Uniformly picking a random element from a gigantic stream.

Alternative

Given a stream of elements too large to store in memory, pick a random element from the stream with uniform probability.

Solution

Naively, we could process the stream and store all the elements we encounter in a list, find its size, and pick a random element from [0, size - 1]. The problem with this approach is that it would take O(N) space for a large N.

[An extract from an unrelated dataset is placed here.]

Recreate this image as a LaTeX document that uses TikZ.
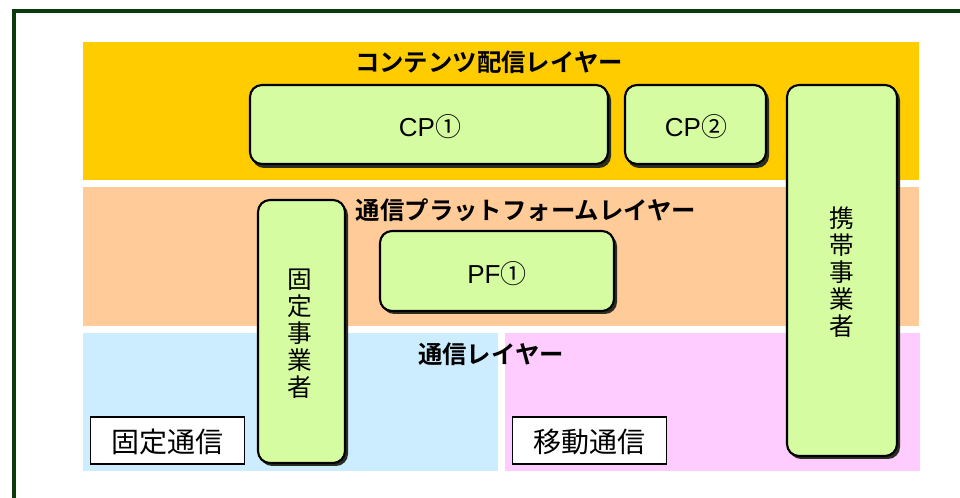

Instead, let’s attempt to solve using loop invariants. On the ith iteration of our loop to pick a random element, let’s assume we already picked an element uniformly from [0, i - 1]. In order to maintain the loop invariant, we would need to pick the ith element as the new random element at 1 / (i + 1) chance. For the base case where i = 0, let’s say the random element is the first one. Then we know it works because

  • For i = 0, we would’ve picked uniformly from [0, 0].
  • For i > 0, before the loop began, any element K in [0, i - 1] had 1 / i chance of being chosen as the random element. We want K to have 1 / (i + 1) chance of being chosen after the iteration. This is the case since the chance of having being chosen already but not getting swapped with the ith element is 1 / i * (1 - (1 / (i + 1))) which is 1 / i * i / (i + 1) or 1 / (i + 1)

Let’s see how the code would look:

import random

def pick(big_stream):
    random_element = None

    for i, e in enumerate(big_stream):
        if i == 0:
            random_element = e
        if random.randint(1, i + 1) == 1:
            random_element = e
    return random_element

Since we are only storing a single variable, this only takes up constant space!

Turns out this algorithm is called Reservoir Sampling.